Before that the suicide bombers targeted military cantonments and the airbases of the armed forces and in 2009, there was a similar assault on the army’s headquarters in Rawalpindi.
The daring assaults by militants, most of them purportedly linked with the Hakimullah Mehsud-led Tehrik-e-Taliban Pakistan (TTP), on important military installations, including some very well secured ones, have always raised questions as to their motives.
To some, all these assaults are the acts of revenge for different military operations that Pakistan Army has carried out in different tribal regions. Then, there were also counter-terrorism operations in settled areas such as the killing of former Al Qaeda chief Osama bin Laden in Abbottabad on May 2, 2011 in a secret military raid by U.S. Navy SEALS.
Many in the militant cadres see Pakistan’s hand or connivance with the U.S. in that high profile elimination of the world’s most wanted man. Seen in isolation, the Kamra attack assumes significance in the backdrop of swirling reports about an imminent military operation in North Waziristan.
Before the attack on Kamra air base, reports continued to appear in the western media about Pakistan’s decision to finally accede to the longstanding U.S. demand for a large scale military operation in North Waziristan, which is allegedly used as a hub by the most powerful Taliban-linked militant outfit, the Haqqani network.
Apart from Haqqani network, TTP is also deeply entrenched in this restive tribal region along with scores of foreign militants of Arab, Central Asian and even some European origin.
The TTP of Hakimullah, which has also claimed responsibility for the Kamra attack, perhaps feels that it would be the prime target of any military offensive in North Waziristan as the Haqqanis and another strong militant group of Hafiz Gul Bahadar, which is also based in North Waziristan, are considered to have made secret peace deals with the Pakistani security forces.
This belief of TTP can’t be rejected as unfounded in totality as owing to involvement of this militant group in most terrorist acts on Pakistani soil, it has now become a major enemy of the Pakistani security forces and if and when an operation is launched in North Waziristan, the army would be inclined to eliminate its hideouts and also to take out its rank and cadres.
In fact, the TTP is already at the receiving end in another tribal area of Orakzai agency, which is known to be Hakimullah’s stronghold and, in addition to the land troops, the Pakistan Army is also using F-16 fighter jets to destroy the militants’ hideouts there — action which has left dozens of terrorists killed and injured.
If the Kamra attack is indeed linked to the impending army operation in North Waziristan, it lends to fears about more acts of subversion across Pakistan in the days to come, before and after the offensive is actually launched.

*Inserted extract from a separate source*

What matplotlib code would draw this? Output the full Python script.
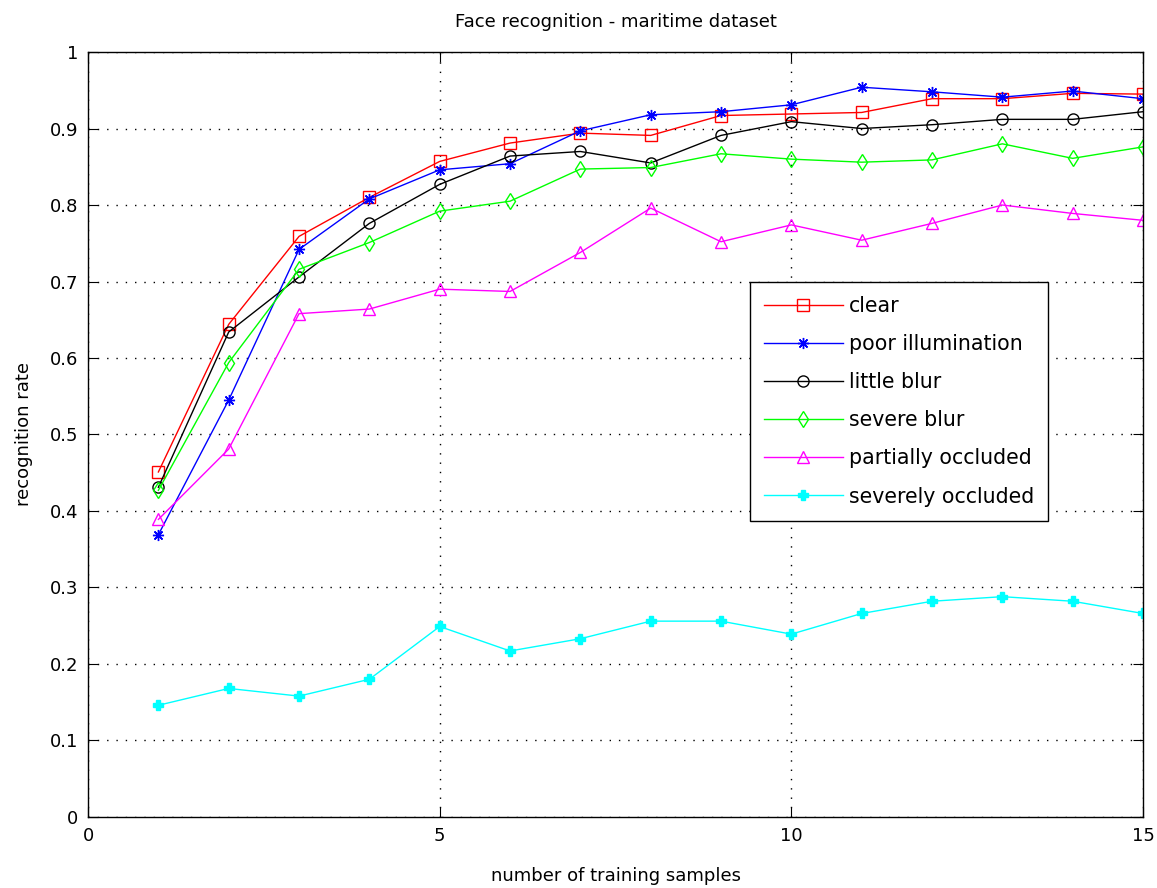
import matplotlib

matplotlib.use("Agg")
import matplotlib.pyplot as plt

# recognition rate vs number of training samples
samples = list(range(1, 16))
clear = [0.451, 0.644, 0.759, 0.810, 0.857, 0.881, 0.894, 0.891, 0.917, 0.919, 0.921, 0.939, 0.939, 0.946, 0.945]
poor_illum = [0.369, 0.545, 0.742, 0.808, 0.846, 0.854, 0.897, 0.918, 0.922, 0.931, 0.954, 0.948, 0.941, 0.949, 0.939]
little_blur = [0.431, 0.634, 0.706, 0.776, 0.827, 0.864, 0.870, 0.855, 0.891, 0.909, 0.900, 0.905, 0.912, 0.912, 0.922]
severe_blur = [0.427, 0.594, 0.716, 0.751, 0.792, 0.805, 0.847, 0.849, 0.867, 0.860, 0.856, 0.859, 0.880, 0.861, 0.876]
part_occl = [0.389, 0.481, 0.658, 0.664, 0.690, 0.687, 0.738, 0.796, 0.752, 0.774, 0.754, 0.776, 0.800, 0.789, 0.780]
sev_occl = [0.146, 0.168, 0.158, 0.180, 0.249, 0.217, 0.233, 0.256, 0.256, 0.239, 0.266, 0.282, 0.288, 0.282, 0.266]

labels = ["clear", "poor illumination", "little blur", "severe blur",
          "partially occluded", "severely occluded"]
yticks = [0, 0.1, 0.2, 0.3, 0.4, 0.5, 0.6, 0.7, 0.8, 0.9, 1]
ytick_labels = ["0", "0.1", "0.2", "0.3", "0.4", "0.5", "0.6", "0.7", "0.8", "0.9", "1"]
xticks = [0, 5, 10, 15]

plt.rcParams["font.family"] = ["DejaVu Sans"]

fig = plt.figure(figsize=(11.57, 8.88), dpi=100)
ax = fig.add_axes([0.0761, 0.0800, 0.9118, 0.8614])

series = [clear, poor_illum, little_blur, severe_blur, part_occl, sev_occl]
styles = [
    dict(color="#ff0000", marker="s", ms=8, mfc="none"),
    dict(color="#0000ff", marker=(8, 2, 0), ms=8),
    dict(color="#000000", marker="o", ms=8, mfc="none"),
    dict(color="#00ff00", marker="d", ms=8, mfc="none"),
    dict(color="#ff00ff", marker="^", ms=8, mfc="none"),
    dict(color="#00ffff", marker="P", ms=7),
]
for vals, lab, st in zip(series, labels, styles):
    ax.plot(samples, vals, lw=1.0, mew=1.0, label=lab, **st)

ax.set_xlim(0, 15)
ax.set_ylim(0, 1)
ax.set_xticks(xticks)
ax.set_yticks(yticks)
ax.set_yticklabels(ytick_labels)
ax.tick_params(direction="in", top=True, right=True, length=7, labelsize=13, pad=7)
ax.grid(True, linestyle=(0, (1, 5.7)), color="black", lw=1.0)
for sp in ax.spines.values():
    sp.set_linewidth(1.0)

ax.set_title("Face recognition - maritime dataset", fontsize=13, pad=18)
ax.set_xlabel("number of training samples", fontsize=13, labelpad=16)
ax.set_ylabel("recognition rate", fontsize=13, labelpad=12)

leg = ax.legend(loc="lower left", bbox_to_anchor=(0.6275, 0.387), fontsize=14.8,
                handlelength=3.8, handletextpad=0.3, labelspacing=0.88, borderpad=0.7,
                borderaxespad=0, fancybox=False, framealpha=1, edgecolor="black")
leg.get_frame().set_linewidth(1.0)

fig.savefig("out.png", dpi=100)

According to defence officials, all possible measures are being taken to counter possible terrorist assaults in the future. Security officials also cite the example of Kamra as a clear manifestation of their preparedness to thwart such designs.
“It was the preparedness and alacrity of the security forces that helped avert any major disaster in Kamra and the intruding militants were not given time and space to spread and occupy the base for hours, as they had planned, according to preliminary investigation,” a security official said on condition of anonymity.

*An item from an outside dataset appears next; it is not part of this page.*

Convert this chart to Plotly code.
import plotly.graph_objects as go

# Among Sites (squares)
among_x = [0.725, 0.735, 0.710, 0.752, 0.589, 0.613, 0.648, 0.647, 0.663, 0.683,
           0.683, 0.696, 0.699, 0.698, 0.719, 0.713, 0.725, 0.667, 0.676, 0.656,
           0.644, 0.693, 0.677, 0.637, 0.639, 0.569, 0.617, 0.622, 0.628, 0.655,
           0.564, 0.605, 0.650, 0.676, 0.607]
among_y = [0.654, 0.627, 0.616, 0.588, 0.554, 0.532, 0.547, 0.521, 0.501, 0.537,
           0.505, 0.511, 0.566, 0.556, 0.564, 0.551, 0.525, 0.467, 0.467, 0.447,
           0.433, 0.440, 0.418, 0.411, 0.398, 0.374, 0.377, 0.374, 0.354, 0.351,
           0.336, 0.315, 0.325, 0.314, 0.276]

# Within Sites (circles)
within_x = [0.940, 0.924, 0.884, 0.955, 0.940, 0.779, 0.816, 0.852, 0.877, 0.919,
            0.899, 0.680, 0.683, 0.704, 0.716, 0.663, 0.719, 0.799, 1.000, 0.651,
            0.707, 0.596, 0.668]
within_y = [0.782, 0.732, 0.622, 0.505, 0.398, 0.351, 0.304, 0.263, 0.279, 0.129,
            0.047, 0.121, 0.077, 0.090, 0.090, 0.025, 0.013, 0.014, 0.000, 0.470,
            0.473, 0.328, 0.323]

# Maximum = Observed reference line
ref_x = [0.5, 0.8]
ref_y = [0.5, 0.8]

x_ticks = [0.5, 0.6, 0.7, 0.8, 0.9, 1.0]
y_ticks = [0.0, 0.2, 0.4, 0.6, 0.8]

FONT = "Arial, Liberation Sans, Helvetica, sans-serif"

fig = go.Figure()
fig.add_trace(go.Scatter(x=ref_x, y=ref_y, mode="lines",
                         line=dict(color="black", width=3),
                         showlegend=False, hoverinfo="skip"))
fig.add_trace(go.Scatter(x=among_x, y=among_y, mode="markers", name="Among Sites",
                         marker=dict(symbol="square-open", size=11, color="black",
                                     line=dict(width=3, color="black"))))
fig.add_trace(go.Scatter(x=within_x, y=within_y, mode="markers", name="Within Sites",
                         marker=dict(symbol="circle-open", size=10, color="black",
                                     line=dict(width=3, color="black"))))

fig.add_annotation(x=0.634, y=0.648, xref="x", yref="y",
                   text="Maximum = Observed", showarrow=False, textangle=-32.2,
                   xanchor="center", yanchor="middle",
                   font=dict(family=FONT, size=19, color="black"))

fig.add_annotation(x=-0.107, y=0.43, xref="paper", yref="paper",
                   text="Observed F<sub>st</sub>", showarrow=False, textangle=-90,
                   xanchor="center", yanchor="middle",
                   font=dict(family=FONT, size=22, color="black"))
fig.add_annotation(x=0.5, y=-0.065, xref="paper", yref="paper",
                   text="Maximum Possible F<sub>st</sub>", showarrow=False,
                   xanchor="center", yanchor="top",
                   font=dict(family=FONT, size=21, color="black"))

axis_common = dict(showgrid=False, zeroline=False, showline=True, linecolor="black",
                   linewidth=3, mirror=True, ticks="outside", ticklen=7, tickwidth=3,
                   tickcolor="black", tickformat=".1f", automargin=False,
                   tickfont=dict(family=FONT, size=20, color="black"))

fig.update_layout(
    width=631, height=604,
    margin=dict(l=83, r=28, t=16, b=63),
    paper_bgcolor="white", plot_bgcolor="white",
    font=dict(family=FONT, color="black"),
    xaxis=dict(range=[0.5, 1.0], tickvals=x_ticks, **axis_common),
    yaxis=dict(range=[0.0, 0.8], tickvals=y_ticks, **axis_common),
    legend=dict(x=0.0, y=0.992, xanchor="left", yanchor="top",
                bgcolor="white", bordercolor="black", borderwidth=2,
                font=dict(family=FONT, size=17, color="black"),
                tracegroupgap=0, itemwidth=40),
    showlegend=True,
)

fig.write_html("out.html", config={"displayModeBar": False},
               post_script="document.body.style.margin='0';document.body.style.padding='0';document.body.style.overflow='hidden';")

He said in the wake of Kamra attack, security plans for major army, air force and naval installations have been reviewed and changes have been made where required.
Moreover, intelligence operations across Pakistan have also been intensified to meet any eventuality. He disclosed that, in fact, it was an advance alert given by country’s intelligence outfits that helped counter the terrorist assault on Kamra base.
The writer is a correspondent of The Washington Post based in Islamabad.